## Short problem
Note each line of the listing that contains the string "chart", and copy it.

## Task inputs
_____
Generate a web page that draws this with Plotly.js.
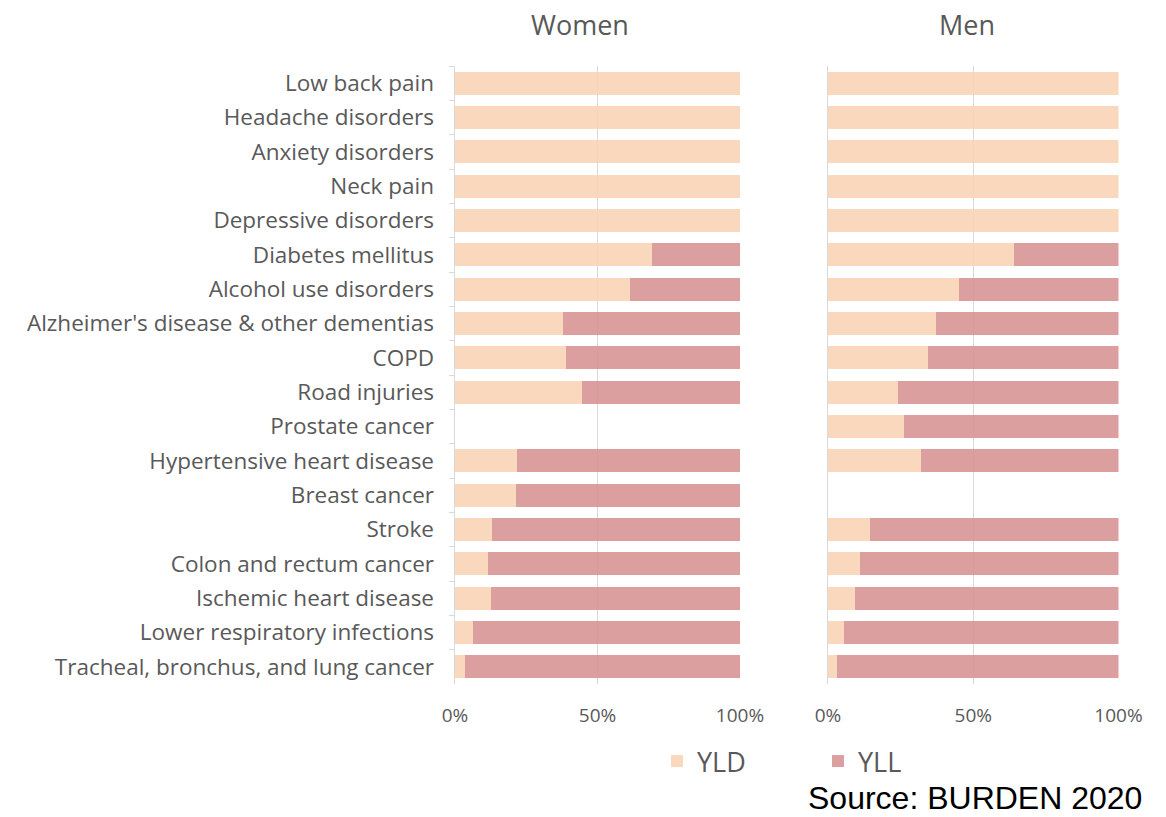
<!DOCTYPE html>
<html><head><meta charset="utf-8">
<script src="https://cdn.plot.ly/plotly-3.0.1.min.js"></script>
<style>body{margin:0;background:#fff}#chart{width:1166px;height:817px}</style>
</head><body><div id="chart"></div>
<script>
const categories = ["Low back pain","Headache disorders","Anxiety disorders","Neck pain","Depressive disorders","Diabetes mellitus","Alcohol use disorders","Alzheimer's disease & other dementias","COPD","Road injuries","Prostate cancer","Hypertensive heart disease","Breast cancer","Stroke","Colon and rectum cancer","Ischemic heart disease","Lower respiratory infections","Tracheal, bronchus, and lung cancer"];
const womenYLD = [100,100,100,100,100,69,61.3,38,38.9,44.6,null,21.8,21.3,13,11.6,12.6,6.3,3.5];
const menYLD   = [100,100,100,100,100,63.9,45,37.3,34.3,24.1,26.3,32,null,14.5,10.9,9.2,5.4,3.1];
const womenYLL = womenYLD.map(v => v === null ? null : 100 - v);
const menYLL   = menYLD.map(v => v === null ? null : 100 - v);
const xTicks = [0,50,100];
const xTickText = ["0%","50%","100%"];

const cYLD = 'rgba(249,212,182,0.9)';
const cYLL = 'rgba(215,149,149,0.9)';
const W = 1166, H = 817;
const PT = 66, PB = 684;
const py = px => (PB - px) / (PB - PT);
const grey = '#595959';
const font = "'Open Sans', sans-serif";

const traces = [
  {type:'bar', orientation:'h', y:categories, x:womenYLD, name:'YLD', marker:{color:cYLD}, xaxis:'x', yaxis:'y', legendgroup:'YLD', width:0.67},
  {type:'bar', orientation:'h', y:categories, x:womenYLL, name:'YLL', marker:{color:cYLL}, xaxis:'x', yaxis:'y', legendgroup:'YLL', width:0.67},
  {type:'bar', orientation:'h', y:categories, x:menYLD, name:'YLD', marker:{color:cYLD}, xaxis:'x2', yaxis:'y2', legendgroup:'YLD', showlegend:false, width:0.67},
  {type:'bar', orientation:'h', y:categories, x:menYLL, name:'YLL', marker:{color:cYLL}, xaxis:'x2', yaxis:'y2', legendgroup:'YLL', showlegend:false, width:0.67}
];

const xax = d => ({domain:d, range:[0,100], tickvals:xTicks, ticktext:xTickText, showgrid:true, gridcolor:'#d9d9d9', gridwidth:1.5, zeroline:false, showline:false, ticks:'', tickfont:{size:19, color:grey, family:font}, ticklabelstandoff:18, fixedrange:true});

const layout = {
  width:W, height:H,
  margin:{l:0, r:0, t:PT, b:H-PB},
  barmode:'stack',
  paper_bgcolor:'#fff', plot_bgcolor:'rgba(0,0,0,0)',
  font:{family:font, color:grey},
  xaxis: xax([455/W, 740/W]),
  xaxis2: Object.assign(xax([828/W, 1118.5/W]), {anchor:'y2'}),
  yaxis: {autorange:'reversed', type:'category', showline:true, linecolor:'#d9d9d9', linewidth:1.5, ticks:'outside', tickson:'boundaries', ticklen:5, tickcolor:'#d9d9d9', tickfont:{size:22.5, color:grey, family:font}, ticklabelstandoff:15, anchor:'x', showgrid:false, fixedrange:true},
  yaxis2: {autorange:'reversed', type:'category', showline:true, linecolor:'#d9d9d9', linewidth:1.5, ticks:'', showticklabels:false, anchor:'x2', matches:'y', showgrid:false, fixedrange:true},
  showlegend:true,
  legend:{orientation:'h', xref:'container', yref:'container', x:657/W, y:1-737/H, xanchor:'left', yanchor:'top', font:{size:27, color:grey, family:font}, entrywidth:116, entrywidthmode:'pixels', traceorder:'normal'},
  annotations:[
    {text:'Women', xref:'paper', yref:'paper', x:580/W, y:py(24), xanchor:'center', yanchor:'middle', showarrow:false, font:{size:27, color:grey, family:font}},
    {text:'Men', xref:'paper', yref:'paper', x:967/W, y:py(24), xanchor:'center', yanchor:'middle', showarrow:false, font:{size:27, color:grey, family:font}},
    {text:'Source: BURDEN 2020', xref:'paper', yref:'paper', x:1143/W, y:py(817), xanchor:'right', yanchor:'bottom', borderpad:0, showarrow:false, font:{size:32, color:'#000', family:"'Liberation Sans', sans-serif"}}
  ]
};
Plotly.newPlot('chart', traces, layout, {displayModeBar:false, staticPlot:true});
</script></body></html>
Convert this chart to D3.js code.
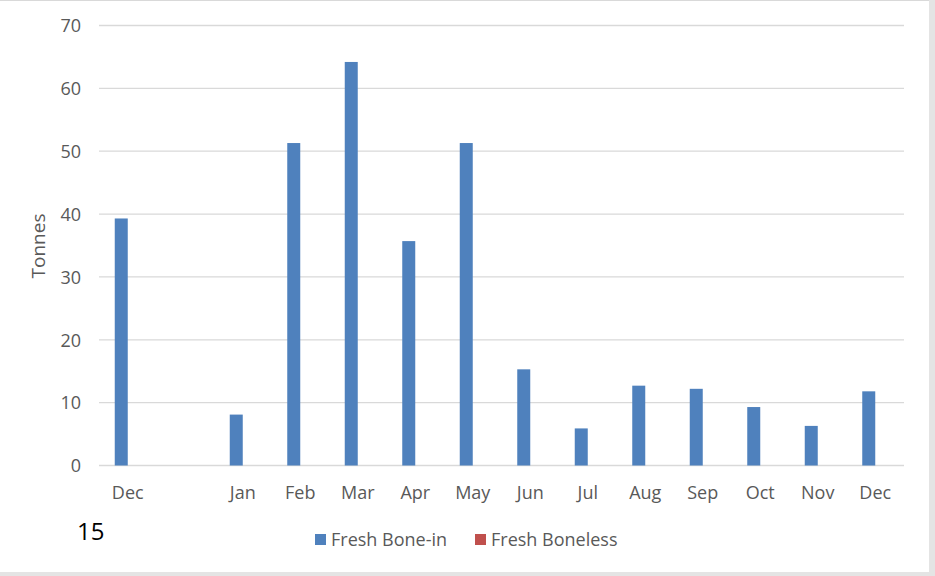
<!DOCTYPE html>
<html><head><meta charset="utf-8">
<script src="https://cdn.jsdelivr.net/npm/d3@7"></script>
<style>body{margin:0;background:#fff}svg{display:block}</style>
</head><body>
<script>
const categories = ["Dec0", "gap", "Jan", "Feb", "Mar", "Apr", "May", "Jun", "Jul", "Aug", "Sep", "Oct", "Nov", "Dec"];
const categoryLabels = ["Dec", "", "Jan", "Feb", "Mar", "Apr", "May", "Jun", "Jul", "Aug", "Sep", "Oct", "Nov", "Dec"];
const freshBoneIn = [39.3, null, 8.1, 51.3, 64.2, 35.7, 51.3, 15.3, 5.9, 12.7, 12.2, 9.3, 6.3, 11.8];
const freshBoneless = [0, null, 0, 0, 0, 0, 0, 0, 0, 0, 0, 0, 0, 0];
const seriesNames = ["Fresh Bone-in", "Fresh Boneless"];
const yTicks = [0, 10, 20, 30, 40, 50, 60, 70];

const W = 935, H = 576;
const colors = ["#4F81BD", "#C0504D"];
const font = "'Open Sans', 'Liberation Sans', sans-serif";
const svg = d3.select("body").append("svg").attr("width", W).attr("height", H);

// frame
svg.append("rect").attr("x", 0).attr("y", 0).attr("width", W).attr("height", H).attr("fill", "#fff");
svg.append("rect").attr("x", 929).attr("y", 0).attr("width", 6).attr("height", H).attr("fill", "#e4e4e4");
svg.append("rect").attr("x", 0).attr("y", 572).attr("width", W).attr("height", 4).attr("fill", "#e4e4e4");
svg.append("line").attr("x1", 0).attr("x2", 929).attr("y1", 0.5).attr("y2", 0.5).attr("stroke", "#d9d9d9");

const x = d3.scaleBand().domain(categories).range([99, 904]).paddingInner(0).paddingOuter(0);
const y = d3.scaleLinear().domain([0, 70]).range([465.5, 25.5]);

// gridlines
svg.append("g").selectAll("line").data(yTicks).join("line")
  .attr("x1", 99).attr("x2", 904)
  .attr("y1", d => y(d)).attr("y2", d => y(d))
  .attr("stroke", "#d9d9d9").attr("stroke-width", 1.3);

// y axis labels
const yAxis = d3.axisLeft(y).tickValues(yTicks).tickSize(0).tickPadding(0);
const gy = svg.append("g").attr("transform", "translate(81,0)").call(yAxis);
gy.select(".domain").remove();
gy.selectAll("text").attr("font-family", font).attr("font-size", 18).attr("fill", "#595959").attr("dy", "0.35em");

// x axis labels
const xAxis = d3.axisBottom(x).tickFormat((d, i) => categoryLabels[i]).tickSize(0).tickPadding(0);
const gx = svg.append("g").attr("transform", "translate(0,0)").call(xAxis);
gx.select(".domain").remove();
gx.selectAll("text").attr("font-family", font).attr("font-size", 18).attr("fill", "#595959")
  .attr("y", 499).attr("dy", 0);

// bars
const barW = 13;
const series = [freshBoneIn, freshBoneless];
series.forEach((vals, si) => {
  svg.append("g").selectAll("rect")
    .data(vals.map((v, i) => ({ c: categories[i], v })).filter(d => d.v !== null && d.v > 0))
    .join("rect")
    .attr("x", d => x(d.c) + x.bandwidth() / 2 - barW + si * barW)
    .attr("width", barW)
    .attr("y", d => y(d.v))
    .attr("height", d => y(0) - y(d.v))
    .attr("fill", colors[si]);
});

// y title
svg.append("text").attr("transform", "translate(45,246) rotate(-90)")
  .attr("text-anchor", "middle").attr("font-family", font).attr("font-size", 19)
  .attr("fill", "#595959").text("Tonnes");

// "15"
svg.append("text").attr("x", 77).attr("y", 540).attr("font-family", font).attr("font-size", 24)
  .attr("fill", "#000").text("15");

// legend
const legX = [315, 475];
seriesNames.forEach((n, i) => {
  svg.append("rect").attr("x", legX[i]).attr("y", 534).attr("width", 11).attr("height", 11).attr("fill", colors[i]);
  svg.append("text").attr("x", legX[i] + 16).attr("y", 546).attr("font-family", font).attr("font-size", 18)
    .attr("fill", "#595959").text(n);
});
</script>
</body></html>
_____
## Finished exercise
<style>body{margin:0;background:#fff}#chart{width:1166px;height:817px}</style>
</head><body><div id="chart"></div>
Plotly.newPlot('chart', traces, layout, {displayModeBar:false, staticPlot:true});
Convert this chart to D3.js code.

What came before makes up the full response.